-- INPUT FOR THIS TASK start --

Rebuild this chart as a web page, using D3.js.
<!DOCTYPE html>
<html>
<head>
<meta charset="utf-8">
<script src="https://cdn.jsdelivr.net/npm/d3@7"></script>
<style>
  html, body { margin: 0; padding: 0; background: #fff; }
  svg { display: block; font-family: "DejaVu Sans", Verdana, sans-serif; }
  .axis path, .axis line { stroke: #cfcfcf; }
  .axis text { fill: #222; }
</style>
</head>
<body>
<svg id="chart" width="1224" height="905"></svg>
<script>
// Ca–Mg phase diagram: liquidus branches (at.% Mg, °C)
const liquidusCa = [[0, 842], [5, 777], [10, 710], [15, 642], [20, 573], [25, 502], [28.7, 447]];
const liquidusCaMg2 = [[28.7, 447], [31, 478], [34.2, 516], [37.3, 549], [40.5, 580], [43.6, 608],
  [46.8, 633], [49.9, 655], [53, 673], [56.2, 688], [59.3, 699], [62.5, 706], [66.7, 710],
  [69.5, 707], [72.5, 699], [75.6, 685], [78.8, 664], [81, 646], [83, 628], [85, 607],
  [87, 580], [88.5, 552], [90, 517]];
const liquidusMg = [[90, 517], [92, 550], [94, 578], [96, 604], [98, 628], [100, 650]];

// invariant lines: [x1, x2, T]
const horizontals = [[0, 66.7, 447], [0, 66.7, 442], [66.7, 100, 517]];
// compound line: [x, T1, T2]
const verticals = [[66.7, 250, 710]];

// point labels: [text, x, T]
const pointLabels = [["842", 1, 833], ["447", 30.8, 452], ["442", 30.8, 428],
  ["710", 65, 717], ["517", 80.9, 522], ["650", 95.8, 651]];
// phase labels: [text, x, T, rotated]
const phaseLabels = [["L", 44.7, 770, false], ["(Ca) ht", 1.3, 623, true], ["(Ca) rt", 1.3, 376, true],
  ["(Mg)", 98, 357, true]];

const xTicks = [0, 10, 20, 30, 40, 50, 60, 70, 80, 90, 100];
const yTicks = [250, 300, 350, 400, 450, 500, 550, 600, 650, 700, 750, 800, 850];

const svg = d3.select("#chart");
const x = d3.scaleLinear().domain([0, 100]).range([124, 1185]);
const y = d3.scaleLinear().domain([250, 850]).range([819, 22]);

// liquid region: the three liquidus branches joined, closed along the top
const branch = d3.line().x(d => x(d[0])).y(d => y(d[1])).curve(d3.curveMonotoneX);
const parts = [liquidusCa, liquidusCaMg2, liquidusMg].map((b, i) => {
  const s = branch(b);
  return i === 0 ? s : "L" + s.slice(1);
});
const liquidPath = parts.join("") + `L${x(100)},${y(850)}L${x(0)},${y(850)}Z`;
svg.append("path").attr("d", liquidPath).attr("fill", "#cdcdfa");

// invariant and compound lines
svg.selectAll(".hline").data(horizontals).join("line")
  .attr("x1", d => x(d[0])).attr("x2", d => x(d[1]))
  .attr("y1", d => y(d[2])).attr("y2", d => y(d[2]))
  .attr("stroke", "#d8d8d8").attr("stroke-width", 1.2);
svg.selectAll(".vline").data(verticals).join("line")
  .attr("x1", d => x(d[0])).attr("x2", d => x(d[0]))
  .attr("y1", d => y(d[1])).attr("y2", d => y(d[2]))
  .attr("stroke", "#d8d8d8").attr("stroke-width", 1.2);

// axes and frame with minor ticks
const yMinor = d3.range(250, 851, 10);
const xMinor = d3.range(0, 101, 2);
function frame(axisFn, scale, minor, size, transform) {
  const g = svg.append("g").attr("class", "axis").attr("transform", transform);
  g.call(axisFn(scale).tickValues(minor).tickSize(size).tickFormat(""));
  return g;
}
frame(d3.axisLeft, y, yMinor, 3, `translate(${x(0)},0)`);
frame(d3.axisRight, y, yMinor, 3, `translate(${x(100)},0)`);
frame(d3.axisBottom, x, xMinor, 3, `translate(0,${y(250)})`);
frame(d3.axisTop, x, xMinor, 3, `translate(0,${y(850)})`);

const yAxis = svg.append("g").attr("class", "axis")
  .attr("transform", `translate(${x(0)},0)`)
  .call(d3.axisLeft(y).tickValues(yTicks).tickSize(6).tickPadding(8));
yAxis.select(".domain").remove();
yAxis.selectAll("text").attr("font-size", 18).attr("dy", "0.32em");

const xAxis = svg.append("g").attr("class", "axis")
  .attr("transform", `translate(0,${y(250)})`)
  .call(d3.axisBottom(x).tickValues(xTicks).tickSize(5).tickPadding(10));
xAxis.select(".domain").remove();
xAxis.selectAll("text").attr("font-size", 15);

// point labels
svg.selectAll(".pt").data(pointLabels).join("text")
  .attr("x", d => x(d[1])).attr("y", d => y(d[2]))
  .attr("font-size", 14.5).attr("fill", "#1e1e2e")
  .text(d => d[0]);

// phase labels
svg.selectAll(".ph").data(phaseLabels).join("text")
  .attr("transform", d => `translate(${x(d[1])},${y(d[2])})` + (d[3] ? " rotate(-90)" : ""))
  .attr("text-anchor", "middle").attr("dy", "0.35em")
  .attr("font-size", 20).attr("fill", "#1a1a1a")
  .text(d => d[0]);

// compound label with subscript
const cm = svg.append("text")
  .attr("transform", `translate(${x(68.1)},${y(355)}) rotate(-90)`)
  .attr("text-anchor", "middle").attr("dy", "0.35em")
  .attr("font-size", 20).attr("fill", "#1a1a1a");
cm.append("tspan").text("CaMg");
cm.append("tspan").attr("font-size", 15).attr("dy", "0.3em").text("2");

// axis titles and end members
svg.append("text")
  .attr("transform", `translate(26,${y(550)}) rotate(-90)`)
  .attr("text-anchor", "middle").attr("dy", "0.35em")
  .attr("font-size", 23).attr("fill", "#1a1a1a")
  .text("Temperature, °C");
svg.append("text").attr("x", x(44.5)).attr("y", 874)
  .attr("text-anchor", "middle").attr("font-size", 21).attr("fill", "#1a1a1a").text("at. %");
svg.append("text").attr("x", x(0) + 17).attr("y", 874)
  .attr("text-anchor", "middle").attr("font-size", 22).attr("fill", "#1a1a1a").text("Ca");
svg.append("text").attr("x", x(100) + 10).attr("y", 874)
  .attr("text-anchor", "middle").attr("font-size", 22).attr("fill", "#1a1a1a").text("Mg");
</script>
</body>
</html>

-- INPUT FOR THIS TASK end --
-- INPUT FOR THIS TASK start --

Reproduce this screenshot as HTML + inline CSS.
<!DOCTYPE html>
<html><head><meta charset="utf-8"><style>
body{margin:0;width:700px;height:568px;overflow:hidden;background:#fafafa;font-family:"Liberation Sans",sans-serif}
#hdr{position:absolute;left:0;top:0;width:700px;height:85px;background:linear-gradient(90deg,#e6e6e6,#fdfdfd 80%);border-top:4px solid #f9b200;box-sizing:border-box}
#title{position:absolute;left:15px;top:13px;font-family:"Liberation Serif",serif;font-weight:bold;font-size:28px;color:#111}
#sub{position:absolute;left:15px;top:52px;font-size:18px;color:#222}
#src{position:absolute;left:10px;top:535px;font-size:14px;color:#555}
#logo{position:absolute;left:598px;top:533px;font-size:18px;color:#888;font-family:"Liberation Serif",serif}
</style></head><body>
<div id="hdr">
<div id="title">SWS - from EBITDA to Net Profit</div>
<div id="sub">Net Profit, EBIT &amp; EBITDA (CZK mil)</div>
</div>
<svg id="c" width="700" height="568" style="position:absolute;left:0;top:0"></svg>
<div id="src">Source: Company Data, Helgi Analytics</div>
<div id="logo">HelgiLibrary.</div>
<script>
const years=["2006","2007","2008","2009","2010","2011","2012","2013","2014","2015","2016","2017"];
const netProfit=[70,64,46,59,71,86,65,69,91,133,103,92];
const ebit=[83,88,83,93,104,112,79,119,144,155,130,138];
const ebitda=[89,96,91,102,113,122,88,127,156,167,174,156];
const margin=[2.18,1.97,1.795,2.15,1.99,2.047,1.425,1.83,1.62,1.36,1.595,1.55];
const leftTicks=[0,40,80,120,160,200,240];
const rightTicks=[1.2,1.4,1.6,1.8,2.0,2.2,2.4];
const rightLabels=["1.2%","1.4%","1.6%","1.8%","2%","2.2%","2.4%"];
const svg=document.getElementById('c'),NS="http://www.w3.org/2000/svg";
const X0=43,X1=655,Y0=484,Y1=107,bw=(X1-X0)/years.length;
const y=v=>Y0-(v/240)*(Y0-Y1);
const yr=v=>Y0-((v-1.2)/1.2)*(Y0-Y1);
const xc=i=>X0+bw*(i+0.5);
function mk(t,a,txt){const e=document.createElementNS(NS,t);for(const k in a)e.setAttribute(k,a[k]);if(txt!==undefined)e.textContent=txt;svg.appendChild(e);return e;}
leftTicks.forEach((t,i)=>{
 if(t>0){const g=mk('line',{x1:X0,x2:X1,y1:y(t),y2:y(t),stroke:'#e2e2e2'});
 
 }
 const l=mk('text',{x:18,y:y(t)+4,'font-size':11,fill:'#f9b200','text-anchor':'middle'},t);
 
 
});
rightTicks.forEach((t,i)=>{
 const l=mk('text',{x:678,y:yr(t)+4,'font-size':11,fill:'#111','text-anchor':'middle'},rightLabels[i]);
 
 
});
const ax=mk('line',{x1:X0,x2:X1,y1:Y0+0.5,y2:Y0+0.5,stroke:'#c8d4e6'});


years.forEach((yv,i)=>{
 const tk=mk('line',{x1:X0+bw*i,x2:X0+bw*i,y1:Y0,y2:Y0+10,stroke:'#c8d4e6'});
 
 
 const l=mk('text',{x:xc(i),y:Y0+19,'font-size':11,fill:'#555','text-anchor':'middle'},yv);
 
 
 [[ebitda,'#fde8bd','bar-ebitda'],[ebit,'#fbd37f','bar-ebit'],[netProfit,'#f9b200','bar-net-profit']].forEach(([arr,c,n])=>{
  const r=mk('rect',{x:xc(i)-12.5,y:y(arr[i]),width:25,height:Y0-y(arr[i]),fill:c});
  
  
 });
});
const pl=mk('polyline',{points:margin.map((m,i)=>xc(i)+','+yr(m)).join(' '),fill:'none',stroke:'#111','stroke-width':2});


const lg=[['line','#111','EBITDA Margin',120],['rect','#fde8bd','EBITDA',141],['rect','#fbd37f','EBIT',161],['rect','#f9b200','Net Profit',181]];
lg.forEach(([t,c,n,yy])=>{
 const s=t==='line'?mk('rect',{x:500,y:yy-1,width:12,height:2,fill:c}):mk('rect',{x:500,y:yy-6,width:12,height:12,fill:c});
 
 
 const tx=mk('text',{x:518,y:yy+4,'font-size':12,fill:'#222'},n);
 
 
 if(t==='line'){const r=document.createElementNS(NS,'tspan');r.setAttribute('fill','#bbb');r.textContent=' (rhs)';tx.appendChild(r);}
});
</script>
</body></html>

-- INPUT FOR THIS TASK end --
-- INPUT FOR THIS TASK start --

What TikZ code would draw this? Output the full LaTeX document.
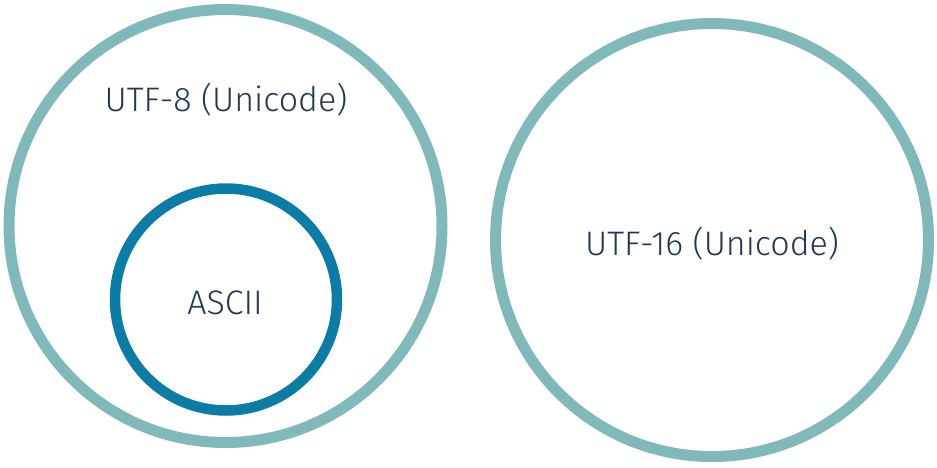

-- INPUT FOR THIS TASK end --

▶ GIVEN INSTRUCTION
Copy exactly, and only, the lines from the one containing "Rebuild this chart" through the one containing "628], [100, 650]];".

▶ CORRECT RESPONSE
Rebuild this chart as a web page, using D3.js.
<!DOCTYPE html>
<html>
<head>
<meta charset="utf-8">
<script src="https://cdn.jsdelivr.net/npm/d3@7"></script>
<style>
  html, body { margin: 0; padding: 0; background: #fff; }
  svg { display: block; font-family: "DejaVu Sans", Verdana, sans-serif; }
  .axis path, .axis line { stroke: #cfcfcf; }
  .axis text { fill: #222; }
</style>
</head>
<body>
<svg id="chart" width="1224" height="905"></svg>
<script>
// Ca–Mg phase diagram: liquidus branches (at.% Mg, °C)
const liquidusCa = [[0, 842], [5, 777], [10, 710], [15, 642], [20, 573], [25, 502], [28.7, 447]];
const liquidusCaMg2 = [[28.7, 447], [31, 478], [34.2, 516], [37.3, 549], [40.5, 580], [43.6, 608],
  [46.8, 633], [49.9, 655], [53, 673], [56.2, 688], [59.3, 699], [62.5, 706], [66.7, 710],
  [69.5, 707], [72.5, 699], [75.6, 685], [78.8, 664], [81, 646], [83, 628], [85, 607],
  [87, 580], [88.5, 552], [90, 517]];
const liquidusMg = [[90, 517], [92, 550], [94, 578], [96, 604], [98, 628], [100, 650]];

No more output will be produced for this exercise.